Azelnidipine

Zhao L, et al. Molecular Therapy - Oncolytics, 2022, 27, 61-72.

Azelnidipine, a clinically approved calcium channel blocker, was evaluated for its antitumor potential against esophageal squamous cell carcinoma (ESCC). In vitro, ESCC cell lines were treated with azelnidipine, and proliferation was assessed via cell viability assays. Pull-down and cellular thermal shift assays identified MEK1/2 as direct molecular targets, while in vitro kinase assays confirmed suppression of MEK1/2 activity. Consequent ERK1/2 hypophosphorylation led to reduced Cyclin D1/CDK6 levels. In vivo efficacy was demonstrated using patient-derived xenograft models, where azelnidipine administration inhibited tumor growth comparably to trametinib. This study establishes azelnidipine as a dual MEK1/2 inhibitor with direct experimental application in ESCC therapy.

Huang T, et al. Nano Today, 2022, 47, 101682.

Azelnidipine (AZL) is a calcium channel blocker with potent inhibitory effects on endometrial cancer (EC) cells.. AZL was encapsulated in liposomal nanoparticles (NP@AZL) to enhance solubility and tumor targeting. NP@AZL was evaluated in vitro across four EC cell lines and patient-derived cells, demonstrating superior cytotoxicity compared to free AZL. Mechanistically, NP@AZL disrupted intracellular calcium homeostasis, induced endoplasmic reticulum (ER) stress, and activated the CHOP-TRIB3 apoptotic pathway. Combination treatment with medroxyprogesterone acetate (MPA) amplified ER stress, upregulated pro-apoptotic genes, and inhibited DNA replication, resulting in enhanced cell death. In EC-bearing mouse models, intravenous NP@AZL achieved tumor accumulation and synergized with MPA to significantly suppress tumor growth, highlighting its potential as a targeted experimental therapy for EC.

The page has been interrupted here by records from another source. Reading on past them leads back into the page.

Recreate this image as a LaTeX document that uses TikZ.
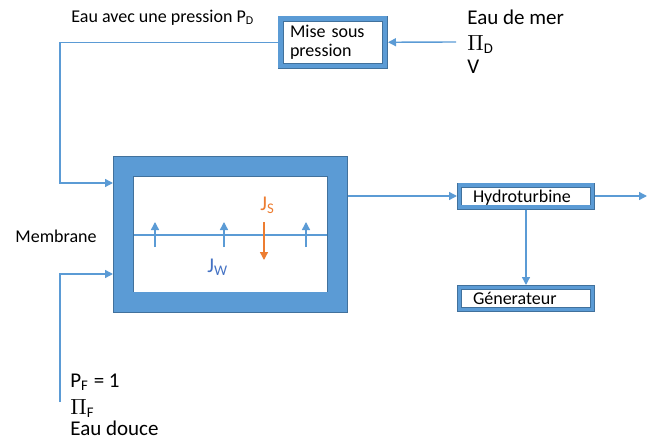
\documentclass[tikz,border=0pt]{standalone}
\usepackage{fontspec}
\setmainfont{Carlito}
\usetikzlibrary{arrows.meta}
\definecolor{bandblue}{HTML}{5B9BD5}
\definecolor{edgeblue}{HTML}{41719C}
\definecolor{fluxorange}{HTML}{ED7D31}
\definecolor{labelblue}{HTML}{4472C4}

\begin{document}
\begin{tikzpicture}[
    x=0.5pt, y=-0.5pt,                      % one unit = one pixel of the sketch
    every node/.style={inner sep=0pt},
    small/.style={font=\fontsize{9}{9.5}\selectfont},
    large/.style={font=\fontsize{10.5}{12}\selectfont},
    frame/.style={                          % blue framed box
        draw=edgeblue,                      % thin dark edges
        double=bandblue,                    % blue band in between
        line width=0.4pt,
        fill=white
    },
    unit/.style={                           % small framed box, one line of text
        frame, small,
        double distance=1.7pt, outer sep=1.25pt,
        align=left, text width=53pt, inner xsep=6.75pt,
        minimum height=11pt, text height=6pt, text depth=0pt
    },
    flow/.style={draw=bandblue, line width=0.7pt, -{Triangle[width=4pt,length=4pt]}}
]
\useasboundingbox (0,0) rectangle (649,439);

% Boxes
\node[frame, double distance=9.7pt, outer sep=5.25pt,
      minimum width=107pt, minimum height=67.75pt] (memb) at (230.5,234.25) {};
\node[frame, small, double distance=2.2pt, outer sep=1.5pt, align=left,
      text width=42.75pt, inner xsep=4.75pt, minimum height=23.75pt] (mise) at (332.75,42.25) {Mise sous\\pression};
\node[unit] (hydro) at (526,196) {Hydroturbine};
\node[unit] (gen) at (526,298.5) {Génerateur};

% Membrane and fluxes
\draw[draw=bandblue, line width=0.7pt] (134,235) -- (327,235);
\foreach \x in {155,224,306} {
    \draw[flow] (\x,247) -- (\x,222);
}
\draw[flow, draw=fluxorange] (264,222) -- (264,260);
\node[large, text=fluxorange, anchor=base west] (js) at (260,210) {J\textsubscript{S}};
\node[large, text=labelblue, anchor=base west] (jw) at (207,272) {J\textsubscript{W}};

% Labels
\node[small, anchor=base west] (pd) at (71,23) {Eau avec une pression P\textsubscript{D}};
\node[large, anchor=base west] (mer) at (467,25) {Eau de mer};
\node[large, anchor=base west] (pid) at (467,50) {$\Pi$\textsubscript{D}};
\node[large, anchor=base west] (vol) at (467,74) {V};
\node[small, anchor=base west] (membl) at (15,242) {Membrane};
\node[large, anchor=base west] (pf) at (70,387) {P\textsubscript{F} = 1};
\node[large, anchor=base west] (pif) at (70,414) {$\Pi$\textsubscript{F}};
\node[large, anchor=base west] (douce) at (70,435) {Eau douce};

% Connectors
\coordinate (seain) at (456,42);
\coordinate (topin) at (60,183);
\coordinate (freshin) at (60,402);
\coordinate (lowin) at (60,274);
\coordinate (turbout) at (647,196);
\draw[flow] (seain) -- (mise.east);
\draw[flow] (mise.west) -| (topin) -- (topin -| memb.west);
\draw[flow] (freshin) -- (lowin) -- (lowin -| memb.west);
\draw[flow] (memb.east |- hydro.west) -- (hydro.west);
\draw[flow] (hydro.east) -- (turbout);
\draw[flow] (hydro.south) -- (gen.north);

\end{tikzpicture}
\end{document}
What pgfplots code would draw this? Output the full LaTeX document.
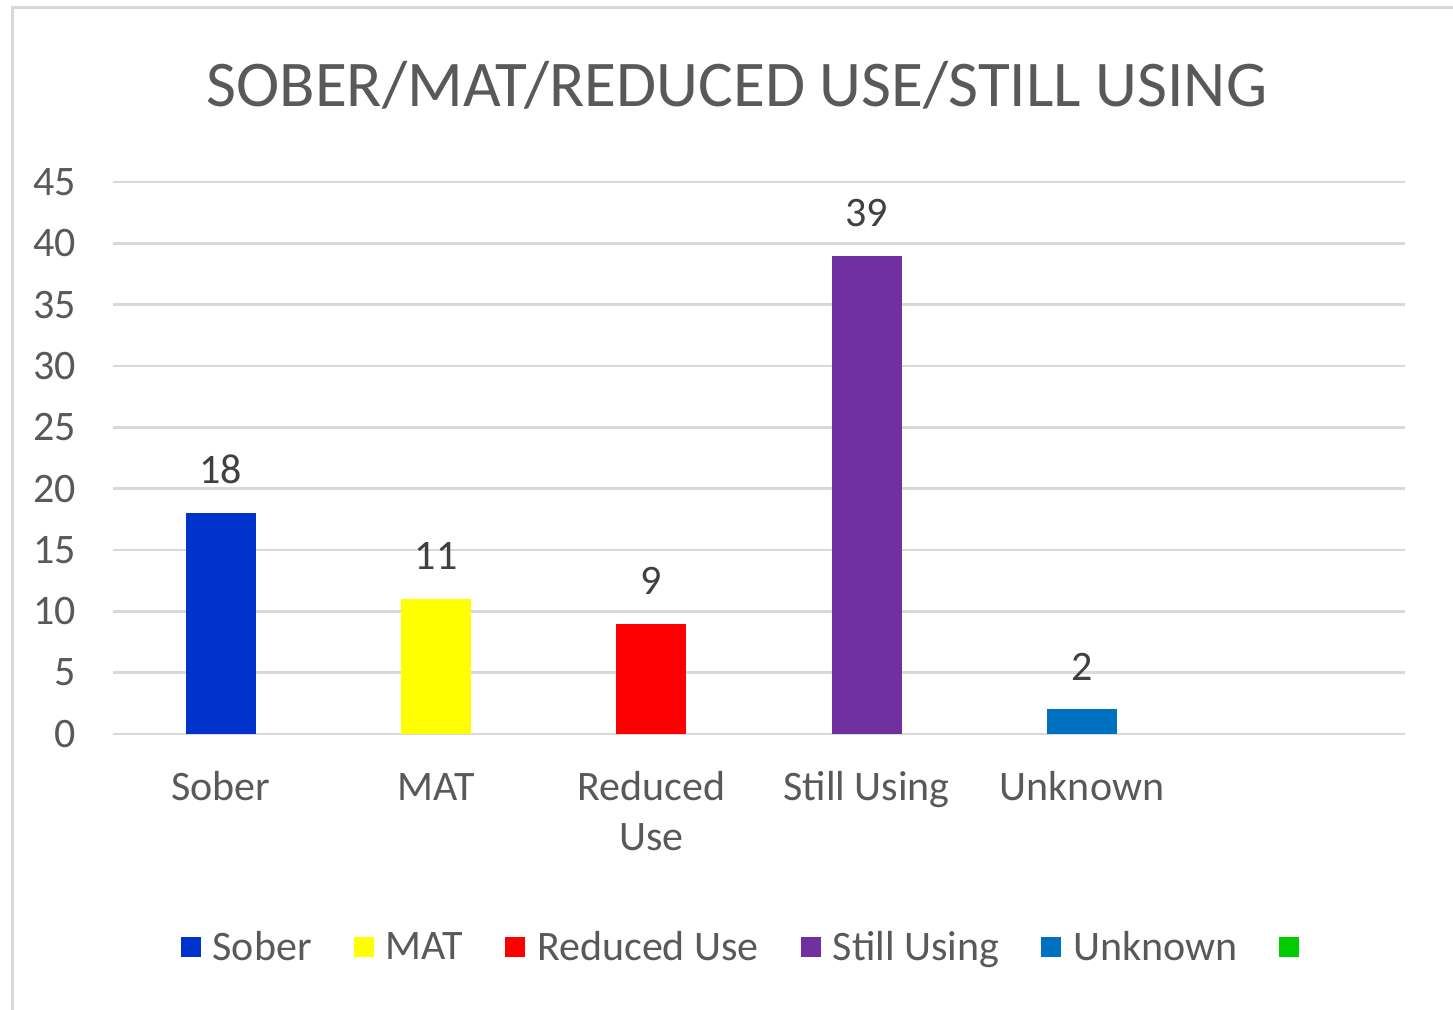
\documentclass[border=0pt]{standalone}
\usepackage{fontspec}
\setmainfont{Carlito}
\usepackage{pgfplots}
\pgfplotsset{compat=1.18}
\definecolor{soberc}{HTML}{0033CC}
\definecolor{matc}{HTML}{FFFF00}
\definecolor{redc}{HTML}{FF0000}
\definecolor{stillc}{HTML}{7030A0}
\definecolor{unkc}{HTML}{0070C0}
\definecolor{greenc}{HTML}{00CC00}
\definecolor{gridc}{HTML}{D9D9D9}
\definecolor{txtc}{HTML}{595959}
\definecolor{lblc}{HTML}{404040}
\begin{document}
\begin{tikzpicture}[x=1pt,y=1pt]
\useasboundingbox (0,0) rectangle (726.5,505);
\fill[white] (0,0) rectangle (726.5,505);
\draw[gridc, line width=1.5pt] (6,-10) -- (6,501) -- (740,501);
\node[txtc, font=\fontsize{32.6}{38}\selectfont] at (368.5,462.5) {SOBER/MAT/REDUCED USE/STILL USING};
\begin{axis}[
  at={(56.5pt,138pt)}, anchor=south west,
  scale only axis, width=646pt, height=276pt,
  xmin=-0.5, xmax=5.5, ymin=0, ymax=45,
  ybar, bar width=0.325, bar shift=0pt,
  axis line style={draw=none}, major tick length=0pt,
  ymajorgrids, grid style={gridc, line width=1.3pt},
  ytick={0,5,...,45},
  xtick={0,1,2,3,4},
  xticklabels={{\strut Sober},{\strut MAT},{\strut Reduced\\Use},{\strut Still Using},{\strut Unknown}},
  /pgf/number format/assume math mode=true,
  yticklabel style={text=txtc, font=\fontsize{21}{25}\selectfont, xshift=-15pt},
  xticklabel style={text=txtc, font=\fontsize{21}{25}\selectfont, align=center, yshift=-12pt},
  nodes near coords style={text=lblc, font=\fontsize{21}{25}\selectfont, yshift=11pt},
  legend columns=6,
  legend style={at={(0.4915,-0.386)}, anchor=center, draw=none, fill=none,
    font=\fontsize{21}{25}\selectfont, text=txtc,
    /tikz/every odd column/.append style={column sep=4pt},
    /tikz/every even column/.append style={column sep=19pt}},
  legend image code/.code={\path[#1,draw=none] (0pt,-5pt) rectangle (10pt,5pt);},
]
\addplot[fill=soberc, draw=none, nodes near coords] coordinates {(0,18)};
\addlegendentry{Sober}
\addplot[fill=matc, draw=none, nodes near coords] coordinates {(1,11)};
\addlegendentry{MAT}
\addplot[fill=redc, draw=none, nodes near coords] coordinates {(2,9)};
\addlegendentry{Reduced Use}
\addplot[fill=stillc, draw=none, nodes near coords] coordinates {(3,39)};
\addlegendentry{Still Using}
\addplot[fill=unkc, draw=none, nodes near coords] coordinates {(4,2)};
\addlegendentry{Unknown}
\addplot[fill=greenc, draw=none] coordinates {(5,-1)};
\addlegendentry{\mbox{}}
\end{axis}
\end{tikzpicture}
\end{document}
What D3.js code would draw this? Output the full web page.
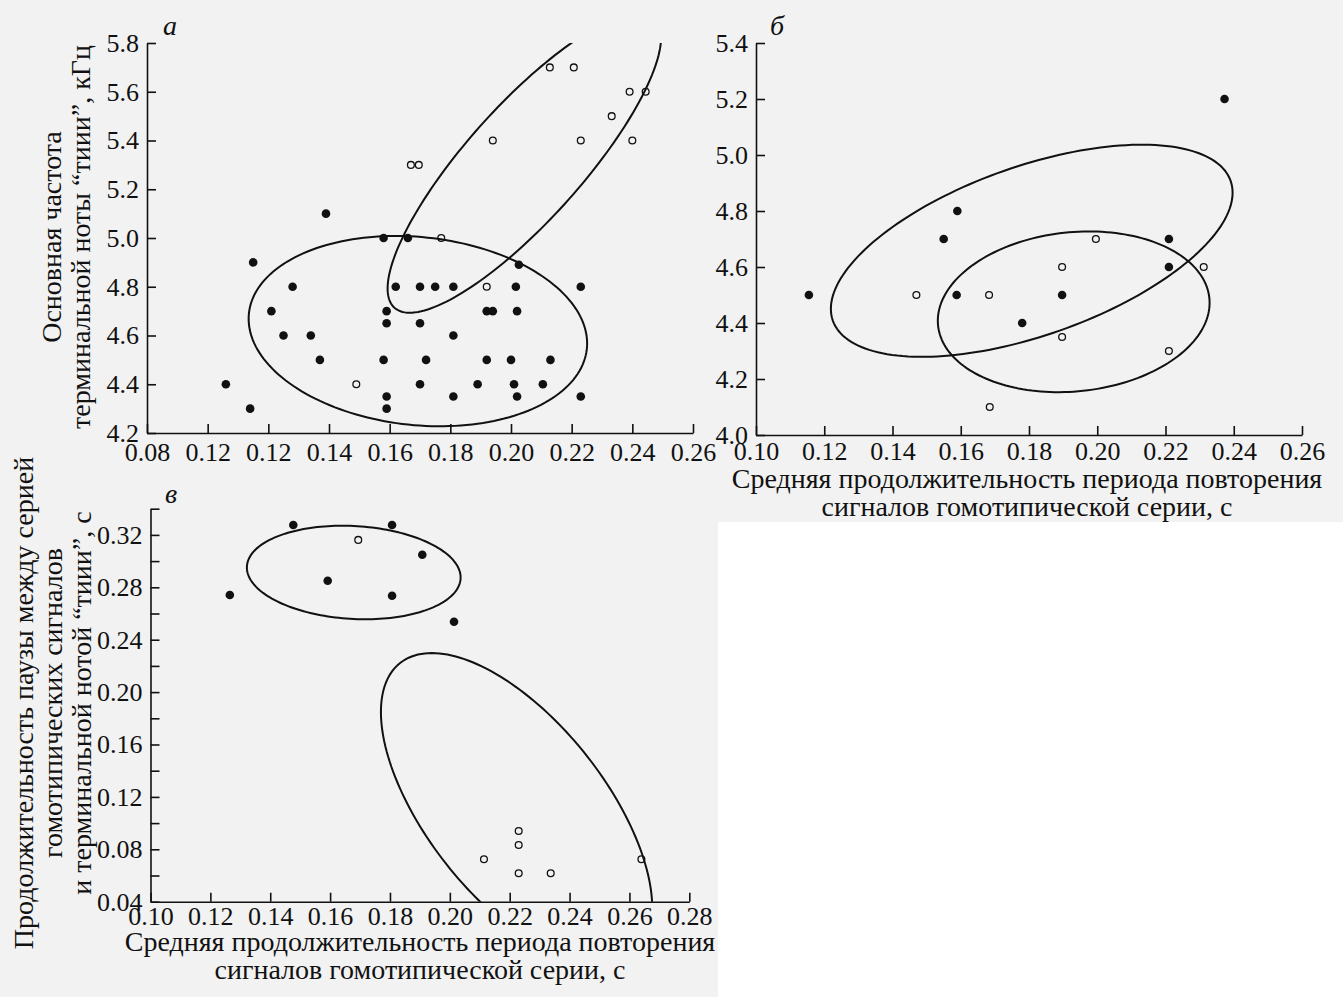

Nasu F, et al. Life Sciences, 2021, 269, 119043.

This study investigated the effects of azelnidipine, a third-generation dihydropyridine calcium channel blocker, on Cav1.2 protein expression. HEK293 cells and rat pulmonary artery smooth muscle cells were employed to evaluate the modulation of L-type Cav1.2 channels. Immunocytochemistry assessed surface expression of the Cav1.2α1c subunit, while Western blotting quantified total Cav1.2α1c and Cavβ2c proteins. Azelnidipine treatment markedly reduced surface and total Cav1.2α1c levels, a mechanism not observed with amlodipine or nicardipine. Proteasome inhibition rescued Cav1.2α1c reduction, indicating post-translational regulation. Experiments with a dynamin inhibitor and early endosome markers suggested the effect was independent of internalization. These findings highlight azelnidipine's unique experimental application in downregulating Cav1.2 channels, providing mechanistic insight into its prolonged hypotensive action.